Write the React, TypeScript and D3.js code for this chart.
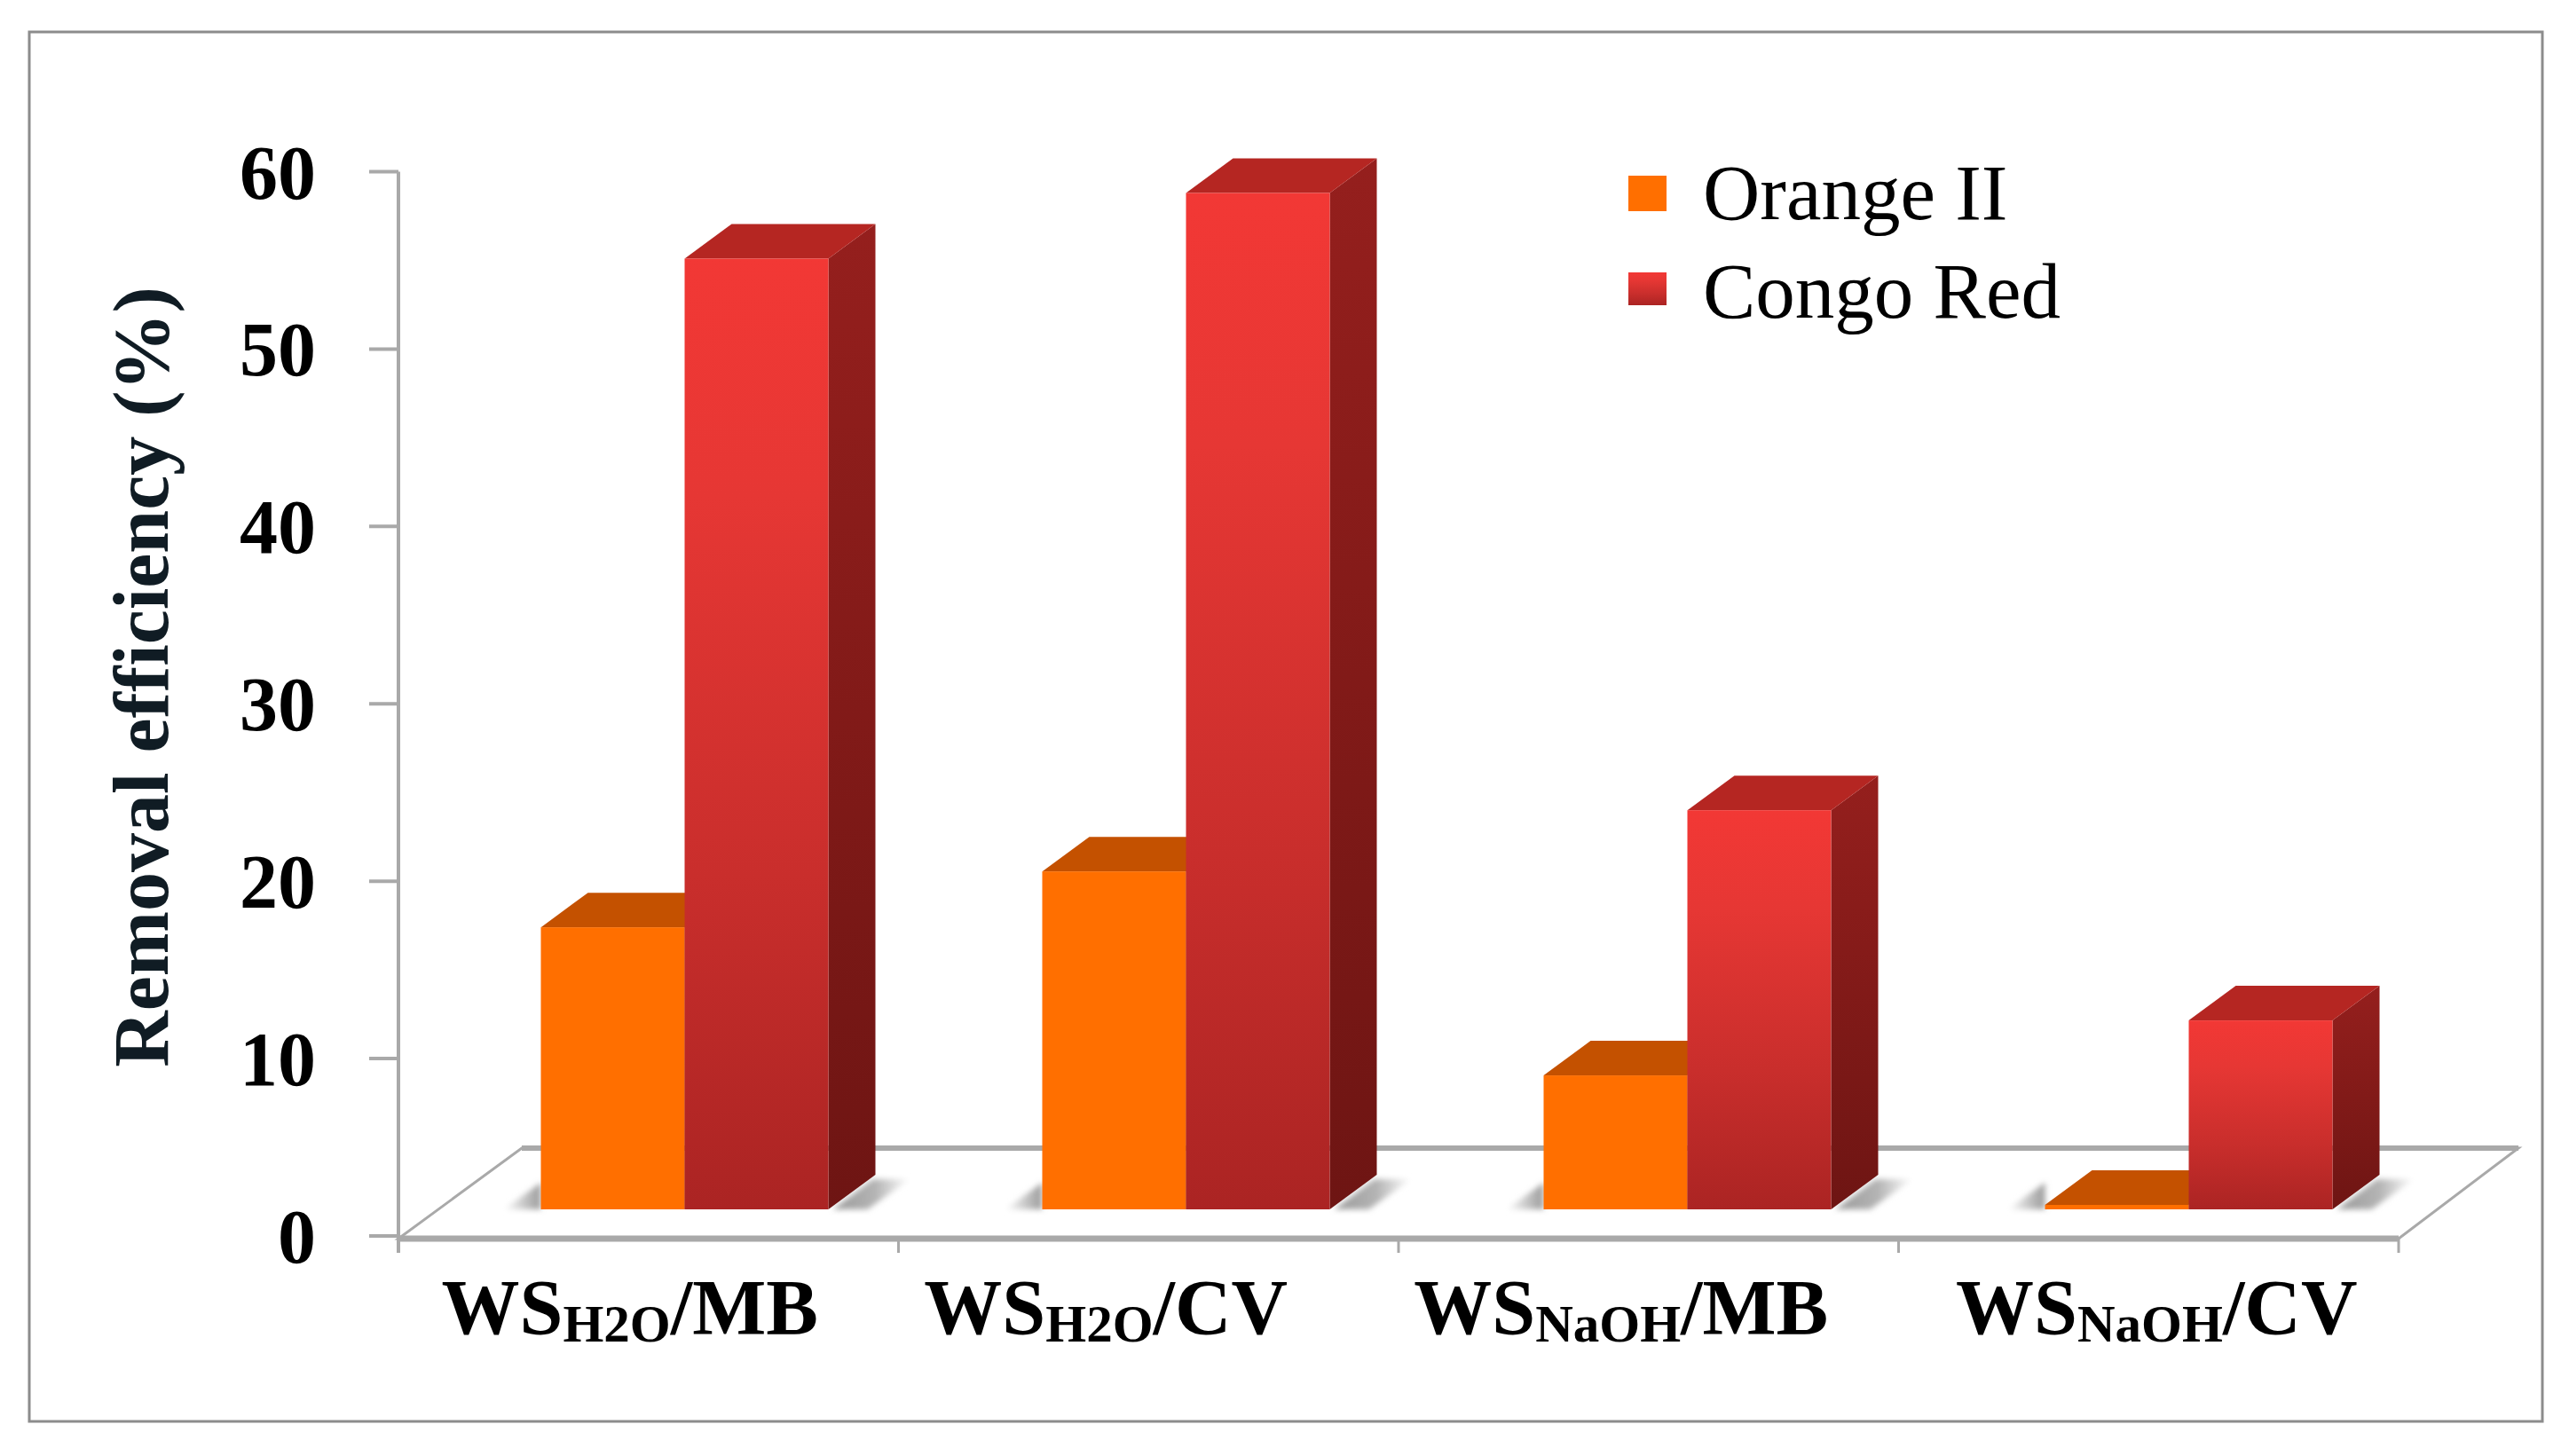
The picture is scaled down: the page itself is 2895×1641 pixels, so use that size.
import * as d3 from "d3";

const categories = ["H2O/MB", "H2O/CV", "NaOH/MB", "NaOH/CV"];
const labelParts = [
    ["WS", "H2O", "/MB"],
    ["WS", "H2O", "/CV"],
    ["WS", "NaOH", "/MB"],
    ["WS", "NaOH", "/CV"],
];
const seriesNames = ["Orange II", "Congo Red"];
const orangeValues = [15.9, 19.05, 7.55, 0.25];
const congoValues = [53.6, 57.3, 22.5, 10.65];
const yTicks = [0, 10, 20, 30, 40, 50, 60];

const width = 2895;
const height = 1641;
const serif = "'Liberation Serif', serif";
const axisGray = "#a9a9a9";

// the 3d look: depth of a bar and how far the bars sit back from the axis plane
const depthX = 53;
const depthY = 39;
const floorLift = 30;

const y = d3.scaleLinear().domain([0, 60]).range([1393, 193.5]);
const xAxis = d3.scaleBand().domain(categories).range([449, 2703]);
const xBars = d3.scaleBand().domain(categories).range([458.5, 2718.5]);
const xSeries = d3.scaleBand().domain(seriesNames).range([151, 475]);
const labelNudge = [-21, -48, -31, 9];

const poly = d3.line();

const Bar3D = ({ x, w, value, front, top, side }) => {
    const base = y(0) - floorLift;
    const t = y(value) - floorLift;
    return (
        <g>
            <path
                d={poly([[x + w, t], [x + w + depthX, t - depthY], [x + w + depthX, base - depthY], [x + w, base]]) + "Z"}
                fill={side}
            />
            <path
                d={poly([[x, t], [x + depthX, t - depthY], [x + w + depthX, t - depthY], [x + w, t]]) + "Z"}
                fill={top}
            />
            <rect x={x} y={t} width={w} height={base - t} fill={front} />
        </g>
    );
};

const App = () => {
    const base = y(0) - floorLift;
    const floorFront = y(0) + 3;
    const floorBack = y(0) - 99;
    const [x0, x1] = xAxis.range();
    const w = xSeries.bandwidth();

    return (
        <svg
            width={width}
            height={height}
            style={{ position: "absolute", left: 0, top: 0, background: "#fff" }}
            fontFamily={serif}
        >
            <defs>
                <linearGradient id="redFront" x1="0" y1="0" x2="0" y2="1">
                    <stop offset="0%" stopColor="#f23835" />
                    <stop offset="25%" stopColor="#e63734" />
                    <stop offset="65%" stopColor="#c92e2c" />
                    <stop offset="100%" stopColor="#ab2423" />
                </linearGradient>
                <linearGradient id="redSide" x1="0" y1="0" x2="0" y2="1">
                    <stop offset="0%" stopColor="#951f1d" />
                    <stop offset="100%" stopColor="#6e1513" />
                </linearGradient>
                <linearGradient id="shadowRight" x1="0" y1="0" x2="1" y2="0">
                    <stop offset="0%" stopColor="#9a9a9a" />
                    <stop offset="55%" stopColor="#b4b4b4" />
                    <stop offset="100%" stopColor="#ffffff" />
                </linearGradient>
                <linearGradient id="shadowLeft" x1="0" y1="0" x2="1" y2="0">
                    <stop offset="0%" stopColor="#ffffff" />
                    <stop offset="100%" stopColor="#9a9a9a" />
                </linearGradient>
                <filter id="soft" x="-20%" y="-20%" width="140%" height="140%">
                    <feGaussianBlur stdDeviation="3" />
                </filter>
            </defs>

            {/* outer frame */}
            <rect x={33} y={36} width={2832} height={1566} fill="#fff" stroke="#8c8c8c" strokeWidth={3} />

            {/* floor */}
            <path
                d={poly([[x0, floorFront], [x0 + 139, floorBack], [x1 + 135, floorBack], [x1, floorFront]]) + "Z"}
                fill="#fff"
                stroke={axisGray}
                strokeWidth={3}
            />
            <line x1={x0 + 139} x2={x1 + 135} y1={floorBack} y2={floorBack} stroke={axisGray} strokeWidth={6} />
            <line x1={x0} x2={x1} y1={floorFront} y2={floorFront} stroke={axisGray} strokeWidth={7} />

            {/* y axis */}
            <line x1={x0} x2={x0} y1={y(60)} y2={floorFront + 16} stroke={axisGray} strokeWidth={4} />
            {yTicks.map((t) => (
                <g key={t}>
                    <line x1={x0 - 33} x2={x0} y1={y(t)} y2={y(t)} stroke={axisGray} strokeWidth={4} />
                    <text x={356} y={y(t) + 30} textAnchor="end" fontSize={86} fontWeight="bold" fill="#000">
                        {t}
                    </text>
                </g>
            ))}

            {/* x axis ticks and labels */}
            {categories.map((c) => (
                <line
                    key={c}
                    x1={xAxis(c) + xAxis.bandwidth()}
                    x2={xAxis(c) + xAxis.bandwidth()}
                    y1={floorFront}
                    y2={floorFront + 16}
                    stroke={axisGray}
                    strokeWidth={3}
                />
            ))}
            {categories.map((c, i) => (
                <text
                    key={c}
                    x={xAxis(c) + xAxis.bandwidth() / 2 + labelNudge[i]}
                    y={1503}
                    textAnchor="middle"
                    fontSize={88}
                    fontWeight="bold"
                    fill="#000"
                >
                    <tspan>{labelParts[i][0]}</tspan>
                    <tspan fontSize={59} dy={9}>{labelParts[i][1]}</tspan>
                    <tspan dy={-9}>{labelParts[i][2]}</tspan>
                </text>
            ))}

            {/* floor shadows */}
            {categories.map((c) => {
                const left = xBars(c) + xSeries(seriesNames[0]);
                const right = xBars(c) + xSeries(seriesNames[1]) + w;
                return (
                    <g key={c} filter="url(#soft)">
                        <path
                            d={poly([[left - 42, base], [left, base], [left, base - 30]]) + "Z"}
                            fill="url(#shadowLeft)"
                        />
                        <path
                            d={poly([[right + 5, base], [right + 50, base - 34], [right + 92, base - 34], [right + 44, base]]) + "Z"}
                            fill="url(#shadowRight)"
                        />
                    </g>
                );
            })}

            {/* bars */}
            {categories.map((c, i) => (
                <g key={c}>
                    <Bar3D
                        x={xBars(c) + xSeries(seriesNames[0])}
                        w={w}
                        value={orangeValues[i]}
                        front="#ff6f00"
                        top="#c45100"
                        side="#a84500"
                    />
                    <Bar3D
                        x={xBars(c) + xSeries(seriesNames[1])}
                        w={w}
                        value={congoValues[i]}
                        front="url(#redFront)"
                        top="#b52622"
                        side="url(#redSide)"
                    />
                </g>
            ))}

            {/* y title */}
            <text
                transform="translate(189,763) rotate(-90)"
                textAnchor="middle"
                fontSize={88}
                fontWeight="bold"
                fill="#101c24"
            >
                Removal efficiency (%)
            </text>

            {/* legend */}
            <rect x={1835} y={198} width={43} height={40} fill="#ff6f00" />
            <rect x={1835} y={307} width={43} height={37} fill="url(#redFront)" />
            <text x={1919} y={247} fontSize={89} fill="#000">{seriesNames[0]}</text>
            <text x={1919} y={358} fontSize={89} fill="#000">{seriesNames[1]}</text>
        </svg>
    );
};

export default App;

==================================================

## Brief
Quote the listing above in full, except for the pictures.

## Exercise answer
Write the React, TypeScript and D3.js code for this chart.
The picture is scaled down: the page itself is 2895×1641 pixels, so use that size.
import * as d3 from "d3";

const categories = ["H2O/MB", "H2O/CV", "NaOH/MB", "NaOH/CV"];
const labelParts = [
    ["WS", "H2O", "/MB"],
    ["WS", "H2O", "/CV"],
    ["WS", "NaOH", "/MB"],
    ["WS", "NaOH", "/CV"],
];
const seriesNames = ["Orange II", "Congo Red"];
const orangeValues = [15.9, 19.05, 7.55, 0.25];
const congoValues = [53.6, 57.3, 22.5, 10.65];
const yTicks = [0, 10, 20, 30, 40, 50, 60];

const width = 2895;
const height = 1641;
const serif = "'Liberation Serif', serif";
const axisGray = "#a9a9a9";

// the 3d look: depth of a bar and how far the bars sit back from the axis plane
const depthX = 53;
const depthY = 39;
const floorLift = 30;

const y = d3.scaleLinear().domain([0, 60]).range([1393, 193.5]);
const xAxis = d3.scaleBand().domain(categories).range([449, 2703]);
const xBars = d3.scaleBand().domain(categories).range([458.5, 2718.5]);
const xSeries = d3.scaleBand().domain(seriesNames).range([151, 475]);
const labelNudge = [-21, -48, -31, 9];

const poly = d3.line();

const Bar3D = ({ x, w, value, front, top, side }) => {
    const base = y(0) - floorLift;
    const t = y(value) - floorLift;
    return (
        <g>
            <path
                d={poly([[x + w, t], [x + w + depthX, t - depthY], [x + w + depthX, base - depthY], [x + w, base]]) + "Z"}
                fill={side}
            />
            <path
                d={poly([[x, t], [x + depthX, t - depthY], [x + w + depthX, t - depthY], [x + w, t]]) + "Z"}
                fill={top}
            />
            <rect x={x} y={t} width={w} height={base - t} fill={front} />
        </g>
    );
};

const App = () => {
    const base = y(0) - floorLift;
    const floorFront = y(0) + 3;
    const floorBack = y(0) - 99;
    const [x0, x1] = xAxis.range();
    const w = xSeries.bandwidth();

    return (
        <svg
            width={width}
            height={height}
            style={{ position: "absolute", left: 0, top: 0, background: "#fff" }}
            fontFamily={serif}
        >
            <defs>
                <linearGradient id="redFront" x1="0" y1="0" x2="0" y2="1">
                    <stop offset="0%" stopColor="#f23835" />
                    <stop offset="25%" stopColor="#e63734" />
                    <stop offset="65%" stopColor="#c92e2c" />
                    <stop offset="100%" stopColor="#ab2423" />
                </linearGradient>
                <linearGradient id="redSide" x1="0" y1="0" x2="0" y2="1">
                    <stop offset="0%" stopColor="#951f1d" />
                    <stop offset="100%" stopColor="#6e1513" />
                </linearGradient>
                <linearGradient id="shadowRight" x1="0" y1="0" x2="1" y2="0">
                    <stop offset="0%" stopColor="#9a9a9a" />
                    <stop offset="55%" stopColor="#b4b4b4" />
                    <stop offset="100%" stopColor="#ffffff" />
                </linearGradient>
                <linearGradient id="shadowLeft" x1="0" y1="0" x2="1" y2="0">
                    <stop offset="0%" stopColor="#ffffff" />
                    <stop offset="100%" stopColor="#9a9a9a" />
                </linearGradient>
                <filter id="soft" x="-20%" y="-20%" width="140%" height="140%">
                    <feGaussianBlur stdDeviation="3" />
                </filter>
            </defs>

            {/* outer frame */}
            <rect x={33} y={36} width={2832} height={1566} fill="#fff" stroke="#8c8c8c" strokeWidth={3} />

            {/* floor */}
            <path
                d={poly([[x0, floorFront], [x0 + 139, floorBack], [x1 + 135, floorBack], [x1, floorFront]]) + "Z"}
                fill="#fff"
                stroke={axisGray}
                strokeWidth={3}
            />
            <line x1={x0 + 139} x2={x1 + 135} y1={floorBack} y2={floorBack} stroke={axisGray} strokeWidth={6} />
            <line x1={x0} x2={x1} y1={floorFront} y2={floorFront} stroke={axisGray} strokeWidth={7} />

            {/* y axis */}
            <line x1={x0} x2={x0} y1={y(60)} y2={floorFront + 16} stroke={axisGray} strokeWidth={4} />
            {yTicks.map((t) => (
                <g key={t}>
                    <line x1={x0 - 33} x2={x0} y1={y(t)} y2={y(t)} stroke={axisGray} strokeWidth={4} />
                    <text x={356} y={y(t) + 30} textAnchor="end" fontSize={86} fontWeight="bold" fill="#000">
                        {t}
                    </text>
                </g>
            ))}

            {/* x axis ticks and labels */}
            {categories.map((c) => (
                <line
                    key={c}
                    x1={xAxis(c) + xAxis.bandwidth()}
                    x2={xAxis(c) + xAxis.bandwidth()}
                    y1={floorFront}
                    y2={floorFront + 16}
                    stroke={axisGray}
                    strokeWidth={3}
                />
            ))}
            {categories.map((c, i) => (
                <text
                    key={c}
                    x={xAxis(c) + xAxis.bandwidth() / 2 + labelNudge[i]}
                    y={1503}
                    textAnchor="middle"
                    fontSize={88}
                    fontWeight="bold"
                    fill="#000"
                >
                    <tspan>{labelParts[i][0]}</tspan>
                    <tspan fontSize={59} dy={9}>{labelParts[i][1]}</tspan>
                    <tspan dy={-9}>{labelParts[i][2]}</tspan>
                </text>
            ))}

            {/* floor shadows */}
            {categories.map((c) => {
                const left = xBars(c) + xSeries(seriesNames[0]);
                const right = xBars(c) + xSeries(seriesNames[1]) + w;
                return (
                    <g key={c} filter="url(#soft)">
                        <path
                            d={poly([[left - 42, base], [left, base], [left, base - 30]]) + "Z"}
                            fill="url(#shadowLeft)"
                        />
                        <path
                            d={poly([[right + 5, base], [right + 50, base - 34], [right + 92, base - 34], [right + 44, base]]) + "Z"}
                            fill="url(#shadowRight)"
                        />
                    </g>
                );
            })}

            {/* bars */}
            {categories.map((c, i) => (
                <g key={c}>
                    <Bar3D
                        x={xBars(c) + xSeries(seriesNames[0])}
                        w={w}
                        value={orangeValues[i]}
                        front="#ff6f00"
                        top="#c45100"
                        side="#a84500"
                    />
                    <Bar3D
                        x={xBars(c) + xSeries(seriesNames[1])}
                        w={w}
                        value={congoValues[i]}
                        front="url(#redFront)"
                        top="#b52622"
                        side="url(#redSide)"
                    />
                </g>
            ))}

            {/* y title */}
            <text
                transform="translate(189,763) rotate(-90)"
                textAnchor="middle"
                fontSize={88}
                fontWeight="bold"
                fill="#101c24"
            >
                Removal efficiency (%)
            </text>

            {/* legend */}
            <rect x={1835} y={198} width={43} height={40} fill="#ff6f00" />
            <rect x={1835} y={307} width={43} height={37} fill="url(#redFront)" />
            <text x={1919} y={247} fontSize={89} fill="#000">{seriesNames[0]}</text>
            <text x={1919} y={358} fontSize={89} fill="#000">{seriesNames[1]}</text>
        </svg>
    );
};

export default App;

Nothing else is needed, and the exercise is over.